A passage to India (La Route des Indes), David Lean, 1984
Pour ce qui sera son dernier film, Lean retourne aux adaptations littéraires et porte E.M. Forster à l'écran. Le résultat porte incontestablement son empreinte : photographie magnifique, art du montage poétique, harmonieux mélange entre intime et spectaculaire avec cette observation de quelques personnages au sein d'un paysage grandiose.

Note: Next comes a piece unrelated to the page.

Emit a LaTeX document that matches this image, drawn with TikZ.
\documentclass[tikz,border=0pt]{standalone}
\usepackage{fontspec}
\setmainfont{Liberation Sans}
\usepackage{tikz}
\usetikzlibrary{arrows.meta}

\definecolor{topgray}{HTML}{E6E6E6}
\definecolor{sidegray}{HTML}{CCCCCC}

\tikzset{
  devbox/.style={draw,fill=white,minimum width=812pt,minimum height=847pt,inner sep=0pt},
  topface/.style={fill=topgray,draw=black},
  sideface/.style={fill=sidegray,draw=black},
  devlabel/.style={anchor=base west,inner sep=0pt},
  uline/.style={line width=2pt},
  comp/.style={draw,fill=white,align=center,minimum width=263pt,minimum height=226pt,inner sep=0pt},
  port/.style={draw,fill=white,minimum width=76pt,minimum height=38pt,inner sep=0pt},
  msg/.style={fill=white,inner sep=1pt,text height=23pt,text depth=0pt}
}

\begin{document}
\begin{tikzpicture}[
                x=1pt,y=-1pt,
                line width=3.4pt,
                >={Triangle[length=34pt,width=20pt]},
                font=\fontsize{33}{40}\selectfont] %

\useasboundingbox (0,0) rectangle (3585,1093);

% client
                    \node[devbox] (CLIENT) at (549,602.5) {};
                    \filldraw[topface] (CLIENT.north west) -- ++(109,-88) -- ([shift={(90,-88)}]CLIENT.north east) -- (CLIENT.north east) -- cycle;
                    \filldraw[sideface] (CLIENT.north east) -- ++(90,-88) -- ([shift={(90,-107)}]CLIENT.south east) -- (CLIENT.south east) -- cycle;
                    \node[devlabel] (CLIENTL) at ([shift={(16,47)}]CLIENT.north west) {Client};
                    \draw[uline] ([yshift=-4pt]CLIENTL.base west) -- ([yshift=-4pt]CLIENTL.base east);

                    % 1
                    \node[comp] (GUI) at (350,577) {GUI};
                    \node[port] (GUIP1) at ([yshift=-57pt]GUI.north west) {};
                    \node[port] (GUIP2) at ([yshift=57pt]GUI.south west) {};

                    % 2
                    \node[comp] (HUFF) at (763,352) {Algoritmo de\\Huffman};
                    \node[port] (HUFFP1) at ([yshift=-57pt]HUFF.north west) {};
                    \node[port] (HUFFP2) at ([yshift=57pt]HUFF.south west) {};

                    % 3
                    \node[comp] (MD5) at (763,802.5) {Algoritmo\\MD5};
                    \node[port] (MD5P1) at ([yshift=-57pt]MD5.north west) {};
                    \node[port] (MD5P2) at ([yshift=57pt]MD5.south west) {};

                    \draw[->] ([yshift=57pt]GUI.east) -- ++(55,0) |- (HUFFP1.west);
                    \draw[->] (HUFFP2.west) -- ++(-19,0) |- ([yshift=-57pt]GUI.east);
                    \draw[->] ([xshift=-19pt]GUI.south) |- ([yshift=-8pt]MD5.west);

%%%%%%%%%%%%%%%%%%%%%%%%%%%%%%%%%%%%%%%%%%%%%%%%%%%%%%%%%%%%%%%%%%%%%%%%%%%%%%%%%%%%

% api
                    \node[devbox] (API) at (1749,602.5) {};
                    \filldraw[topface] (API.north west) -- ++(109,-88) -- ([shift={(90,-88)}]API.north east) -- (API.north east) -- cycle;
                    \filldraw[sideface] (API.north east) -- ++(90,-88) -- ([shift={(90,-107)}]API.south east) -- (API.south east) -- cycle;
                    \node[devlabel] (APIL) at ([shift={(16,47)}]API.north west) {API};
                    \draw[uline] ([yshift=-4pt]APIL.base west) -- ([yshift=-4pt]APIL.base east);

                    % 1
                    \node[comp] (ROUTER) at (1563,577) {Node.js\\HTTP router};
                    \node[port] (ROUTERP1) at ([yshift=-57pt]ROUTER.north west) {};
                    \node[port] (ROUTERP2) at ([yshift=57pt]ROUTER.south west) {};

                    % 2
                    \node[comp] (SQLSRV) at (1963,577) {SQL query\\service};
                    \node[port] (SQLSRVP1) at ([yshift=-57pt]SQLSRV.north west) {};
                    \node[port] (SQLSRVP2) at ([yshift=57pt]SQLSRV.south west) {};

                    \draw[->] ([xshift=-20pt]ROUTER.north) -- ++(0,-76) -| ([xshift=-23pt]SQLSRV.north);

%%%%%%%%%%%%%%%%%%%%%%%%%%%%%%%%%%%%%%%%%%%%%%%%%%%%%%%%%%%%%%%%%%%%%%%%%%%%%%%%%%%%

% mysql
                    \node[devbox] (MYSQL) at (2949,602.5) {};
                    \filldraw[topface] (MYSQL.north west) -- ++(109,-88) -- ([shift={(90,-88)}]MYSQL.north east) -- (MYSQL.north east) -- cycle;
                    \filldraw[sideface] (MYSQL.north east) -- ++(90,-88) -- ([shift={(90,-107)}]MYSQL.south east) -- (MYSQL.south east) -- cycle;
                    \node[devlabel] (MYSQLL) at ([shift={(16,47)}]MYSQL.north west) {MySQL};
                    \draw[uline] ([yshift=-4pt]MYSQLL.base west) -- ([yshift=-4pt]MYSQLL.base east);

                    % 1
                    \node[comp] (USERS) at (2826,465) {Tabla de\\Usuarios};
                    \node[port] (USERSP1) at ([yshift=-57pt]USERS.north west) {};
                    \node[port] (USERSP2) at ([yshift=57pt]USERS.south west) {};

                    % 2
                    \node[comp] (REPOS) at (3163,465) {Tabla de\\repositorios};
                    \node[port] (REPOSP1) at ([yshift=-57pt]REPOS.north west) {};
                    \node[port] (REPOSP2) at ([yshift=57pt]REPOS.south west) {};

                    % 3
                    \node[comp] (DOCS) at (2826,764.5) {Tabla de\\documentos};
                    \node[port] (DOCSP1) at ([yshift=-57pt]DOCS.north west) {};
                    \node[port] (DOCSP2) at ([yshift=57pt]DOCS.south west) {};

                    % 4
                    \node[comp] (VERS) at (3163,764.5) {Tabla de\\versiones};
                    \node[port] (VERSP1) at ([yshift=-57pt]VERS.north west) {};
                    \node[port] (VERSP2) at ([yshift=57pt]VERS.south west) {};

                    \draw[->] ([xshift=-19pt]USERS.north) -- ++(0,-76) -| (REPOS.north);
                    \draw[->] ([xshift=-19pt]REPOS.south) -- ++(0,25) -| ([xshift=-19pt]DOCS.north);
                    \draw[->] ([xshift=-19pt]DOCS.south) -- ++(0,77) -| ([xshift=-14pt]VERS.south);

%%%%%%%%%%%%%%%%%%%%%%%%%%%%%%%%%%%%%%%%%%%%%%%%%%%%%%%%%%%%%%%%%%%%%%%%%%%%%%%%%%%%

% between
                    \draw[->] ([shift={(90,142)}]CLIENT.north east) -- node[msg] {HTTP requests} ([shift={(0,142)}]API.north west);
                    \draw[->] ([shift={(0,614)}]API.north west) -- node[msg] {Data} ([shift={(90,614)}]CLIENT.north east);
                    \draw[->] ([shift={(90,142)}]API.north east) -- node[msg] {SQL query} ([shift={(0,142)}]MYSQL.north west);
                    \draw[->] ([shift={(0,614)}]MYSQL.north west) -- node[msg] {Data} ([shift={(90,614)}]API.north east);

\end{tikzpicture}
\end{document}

Le sujet c'est notamment la désillusion du rêve colonial. En débarquant en Inde, Adela et Mrs Moore pensaient voir deux communautés vivre ensemble, partager la même richesse d'un pays. Or les Britanniques rejettent toute promiscuité et n'imaginent pas une seule fois que le peuple indien puisse être leur égal. Entre appartheid et mépris presque instinctif, l'Indien est littéralement écrasé par la machine impérialiste, qu'elle soit mécanique ou judiciaire.

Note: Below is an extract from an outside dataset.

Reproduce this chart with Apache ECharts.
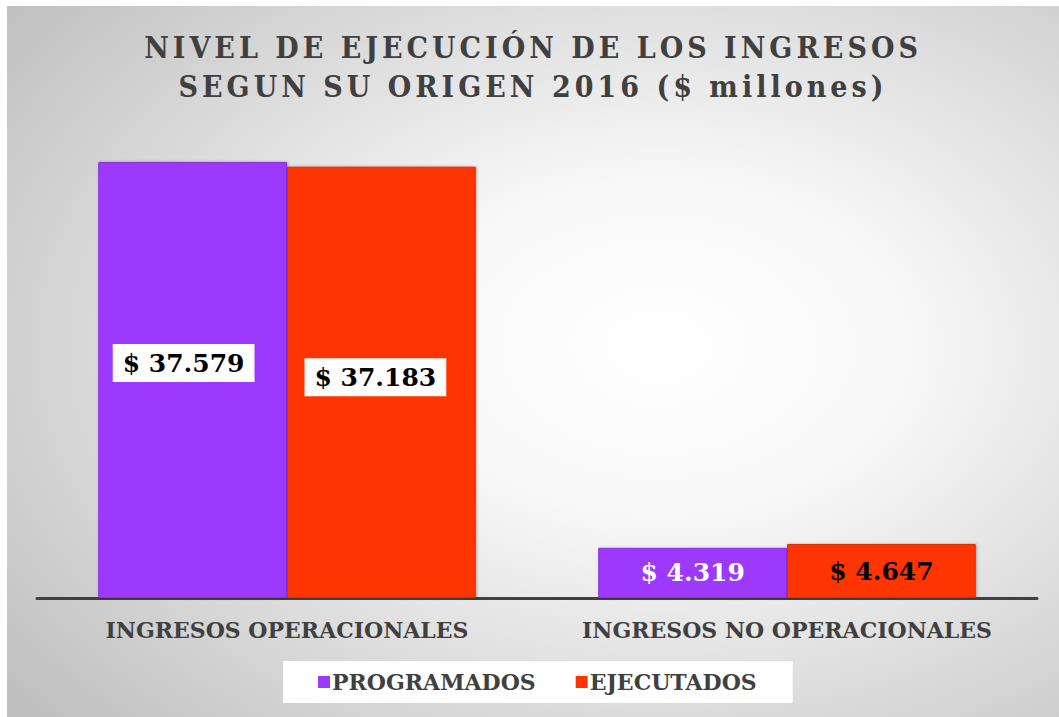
<!DOCTYPE html>
<html>
<head>
<meta charset="utf-8">
<script src="https://cdn.jsdelivr.net/npm/echarts@5/dist/echarts.min.js"></script>
<style>
  html, body { margin: 0; padding: 0; background: #fff; }
  #chart { position: absolute; left: 7px; top: 6px; width: 1052px; height: 711px; }
  /* espaciado de letras del titulo (solo texto de 30px) */
  #chart text[style*="30px"] { letter-spacing: 4px; }
</style>
</head>
<body>
<div id="chart"></div>
<script>
var categories = ['INGRESOS OPERACIONALES', 'INGRESOS NO OPERACIONALES'];
var programados = [37579, 4319];
var ejecutados = [37183, 4647];
var seriesNames = ['PROGRAMADOS', 'EJECUTADOS'];

var fontSerif = '"DejaVu Serif", serif';

function money(v) {
  return '$ ' + (v / 1000).toFixed(3);
}

var myChart = echarts.init(document.getElementById('chart'), null, {renderer: 'svg'});

// etiqueta con caja blanca (primera categoria)
var boxLabel = function (dx, dy) {
  return {
    show: true,
    position: 'inside',
    offset: [dx, dy],
    backgroundColor: '#fff',
    padding: [7, 10, 6, 10],
    color: '#000',
    fontFamily: fontSerif,
    fontWeight: 'bold',
    fontSize: 25,
    formatter: function (p) { return money(p.value); }
  };
};

var option = {
  backgroundColor: {
    type: 'radial', x: 0.62, y: 0.48, r: 0.78,
    colorStops: [
      {offset: 0, color: '#ffffff'},
      {offset: 0.3, color: '#f8f8f8'},
      {offset: 1, color: '#c0c0c0'}
    ]
  },
  title: {
    text: 'NIVEL DE EJECUCIÓN DE LOS INGRESOS\nSEGUN SU ORIGEN 2016 ($ millones)',
    left: 'center',
    top: 17,
    textStyle: {
      color: '#404040',
      fontFamily: '"DejaVu Serif Condensed", "DejaVu Serif", serif',
      fontWeight: 'bold',
      fontSize: 30,
      lineHeight: 39
    }
  },
  legend: {
    data: seriesNames,
    left: 276,
    top: 655,
    backgroundColor: '#fff',
    padding: [10, 36, 10, 35],
    itemWidth: 12,
    itemHeight: 12,
    itemGap: 40,
    icon: 'rect',
    itemStyle: {borderWidth: 0, shadowBlur: 0},
    textStyle: {
      color: '#404040',
      fontFamily: fontSerif,
      fontWeight: 'bold',
      fontSize: 22,
      padding: [0, 0, 0, -3]
    }
  },
  grid: {left: 30, right: 22, top: 128, bottom: 119},
  xAxis: {
    type: 'category',
    data: categories,
    axisLine: {lineStyle: {color: '#404040', width: 3}},
    axisTick: {show: false},
    axisLabel: {
      interval: 0,
      margin: 21,
      color: '#404040',
      fontFamily: fontSerif,
      fontWeight: 'bold',
      fontSize: 22
    }
  },
  yAxis: {
    type: 'value',
    min: 0,
    max: 40000,
    show: false,
    splitLine: {show: false}
  },
  series: [
    {
      name: seriesNames[0],
      type: 'bar',
      barGap: '0%',
      barCategoryGap: '24.5%',
      itemStyle: {
        color: '#9d38fd',
        borderColor: '#8a2fe0',
        borderWidth: 1,
        shadowColor: 'rgba(0,0,0,0.3)',
        shadowBlur: 3,
        shadowOffsetX: 1
      },
      data: [
        {value: programados[0], label: boxLabel(-9, -17)},
        {value: programados[1], label: {
          show: true, position: 'inside', color: '#fff',
          fontFamily: fontSerif, fontWeight: 'bold', fontSize: 25,
          formatter: function (p) { return money(p.value); }
        }}
      ]
    },
    {
      name: seriesNames[1],
      type: 'bar',
      itemStyle: {
        color: '#ff3600',
        borderColor: '#d82e00',
        borderWidth: 1,
        shadowColor: 'rgba(0,0,0,0.3)',
        shadowBlur: 3,
        shadowOffsetX: 1
      },
      data: [
        {value: ejecutados[0], label: boxLabel(-6, -5)},
        {value: ejecutados[1], label: {
          show: true, position: 'inside', color: '#000',
          fontFamily: fontSerif, fontWeight: 'bold', fontSize: 25,
          formatter: function (p) { return money(p.value); }
        }}
      ]
    }
  ]
};

myChart.setOption(option);
</script>
</body>
</html>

Mais La Route des Indes c'est aussi une histoire de voyages intérieurs, de rencontres avec une Terre et des individus qui peuvent vous changer à jamais. Le personnage du Dr Aziz apparaît d'abord de manière comique, entre le burlesque de sa chute, son comportement un peu agité, ses gaffes. Il en devient touchant et l'interprétation de Victor Banerjee est vraiment magnifique. Plus tard, lorsque les événements lui auront fait acquérir une mâturité nouvelle, sa transformation sera assez stupéfiante. D'ailleurs ici tous les acteurs sont excellents. Judy Davis apporte beaucoup de sensibilité et d'ambiguité à son personnage de jeune Anglaise qui hésite à prendre en main son destin. Dans le rôle de la "vieille" Mrs Moore, Peggy Ashcroft est peut-être le personnage avec lequel on s'identifie le plus, humaine et compréhensive. Sans oublier l'interprétation pleine de malice d'Alec Guinness en savant Hindou.
J'ai souvent pensé à Picnic at Hanging rock, et au Michael Powell de I know where I'm going et du Narcisse noir, avec ces personnages soudain confrontés à la violence et au mystère de la Nature. Entre les sculptures érotiques du temple envahi par la végétation et les singes, et ces grottes où il n'y a rien à voir mais dont l'écho provoque une sourde panique, Lean nous met dans des états de trouble souvent très beaux. Mais il semble céder parfois à une certaine rationalisation. Je dois ainsi avouer que les scènes de procès m'ont moyennement intéressé, comme si pour un temps le film empruntait la voie un peu trop balisée du film policier. Cependant l'épilogue absolument superbe vient heureusement tempérer cette impression, nous laissant avec un sentiment étrange. Le mystère demeure.